The embryology career path is a rewarding one; In simple terms you are helping to create families. The use of In vitro fertilization (IVF) at fertility clinics has been responsible for more than 200,000 babies since its introduction to the US in 1981. As a branch of medical science, the industry has also seen remarkable advancements. New techniques and procedures have resulted in more cost effective methods of treating infertility as well as more successful treatments.
Embryologists (or Embryology Technologists) work alongside doctors and oversee most of the fertilization process. Some embryologists are asked not only to be technicians, but also to work directly with patients providing support and comfort.
Micromanipulation, a key skill in IVF labs.
As an embryologist, you play a major role in a couple's efforts to start a family.

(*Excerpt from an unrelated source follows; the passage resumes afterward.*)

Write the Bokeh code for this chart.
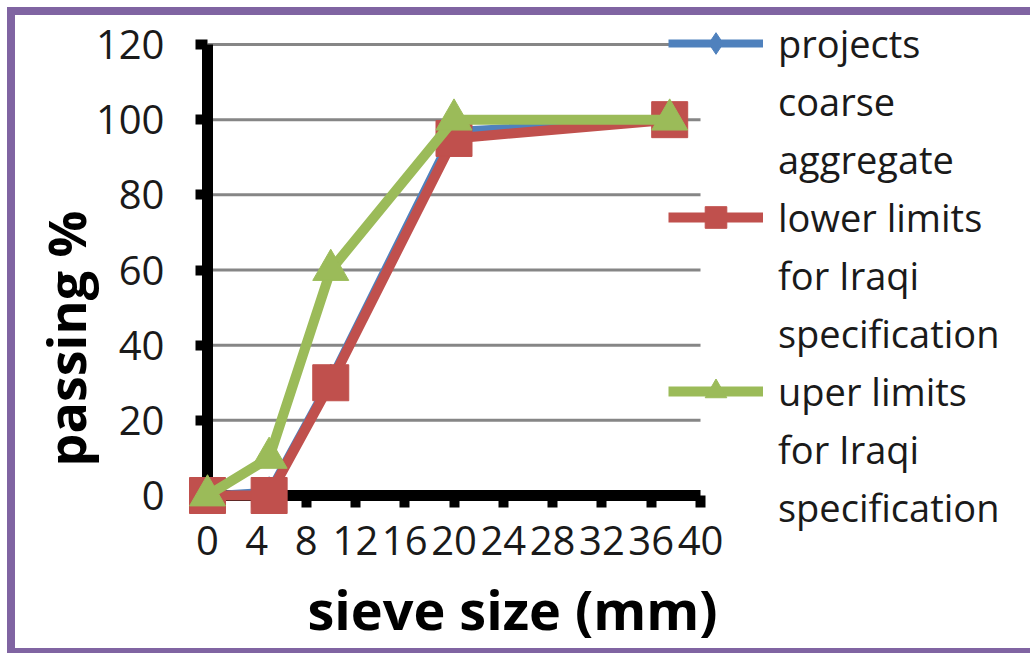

You'll share in their successes and disappointments, similar to other positions in the medical field. The successes you'll encounter, however, do not result simply in one person getting well. Rather they result in a new life being brought into the world. It's not uncommon for mothers and fathers to blog about you and your (collective) progress, and one day they may even introduce you to the children
that you helped create.
Education and Training
Embryologists come from a variety of backgrounds. Many of them have an interest or background in biology. Some transition from a lab tech background while others go through comprehensive embryologist training programs.
The training programs often include general medical courses like Anatomy and Physiology and Patient Care, as well as more specialized courses. Students will be trained to use tools and equipment that are small and precise enough to inject sperm into eggs or biopsy embryos. Freezing techniques such as vitrification, which is used to preserve gametes, is another skill set that embryology students will gain.
US Army medical lab tech at work
In the IVF lab, there's a high degree of data collection and observation that needs to take place. The procedures you'll take part in are delicate, so any possible deviations in practice could affect the patients' outcome. The doctor who works with the lab, as well as the patient, will expect the highest degree of attention to detail. It is rare, but occasionally IVF clinics have swapped clients' samples, leading to couples impregnated with the wrong fertilized egg; this kind of misstep has, understandably, led to legal recourse. The responsibility that goes with the position, however, tends to be well-rewarded.
SimplyHired reports that the average salary for an embryologist is about $51,000. With a strong background in the field and an advanced degree, embryologists can move on to lab directorship positions, which can start at around $100,000 per year, according to the US Bureau of Labor Statistics. Labs on the east and west coasts of the US typically offer higher salaries.
The field of fertility is rewarding in a number of ways. With determination and focus, those who aspire to start careers in fertility are sure to find a deep sense of fulfillment and accomplishment.